Unfortunately, I cannot fix or improve the gut reasoning used by the American people when electing a President but I can improve how corporate America hires. Here is just a short list of some of the steps you must take in order to hire on purpose, rather than by accident:
- We must first define what we are looking for in a new hire—what are the key objectives that they must deliver? And what competencies are required?
- Next, write ads based on those key objectives that attract top performers rather than C players—ads that folks who have these accomplishments from a previous job and that have a track record of success respond to.
- Use validated scientifically based predictive sales assessments so that you have more than just your gut and intuition upon which to base your hiring decision. These tools allow us to get past the first act and into the real story about the candidate. Sometimes they might reveal a “Spawn of Satan” or they might reveal a Super Star.
- Uncover their hidden limiting beliefs.
- Interview them to determine a track record of success based on what they must do.
- Interview them on their motivation to DO the work, learn the job, not just get the job.
- Determine how committed they are to do whatever it takes, as long as it is moral and ethical (what a concept), in order to get the job done right.
- Interview them on culture fit, team fit and managerial fit.
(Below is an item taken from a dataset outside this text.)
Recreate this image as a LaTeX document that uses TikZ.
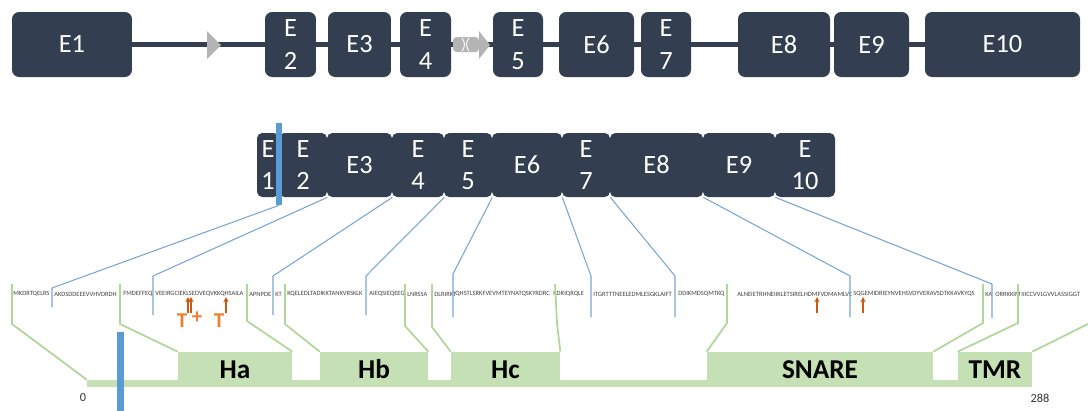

This plays a major role in retaining top talent.
- Determine their intentions-- career growth or just getting a paycheck?
So, our Presidential elections are around the corner. Would it be important enough to determine if we are about to elect a Spawn of Satan or a Super Star? Your next sales opening may be just around the corner too. Will you be able to discern which type of candidate you are dealing with? You can do something about both choices. But you can’t use your gut alone to accomplish that. Only you can do something to get it right this time. Use your brain, not your gut this time!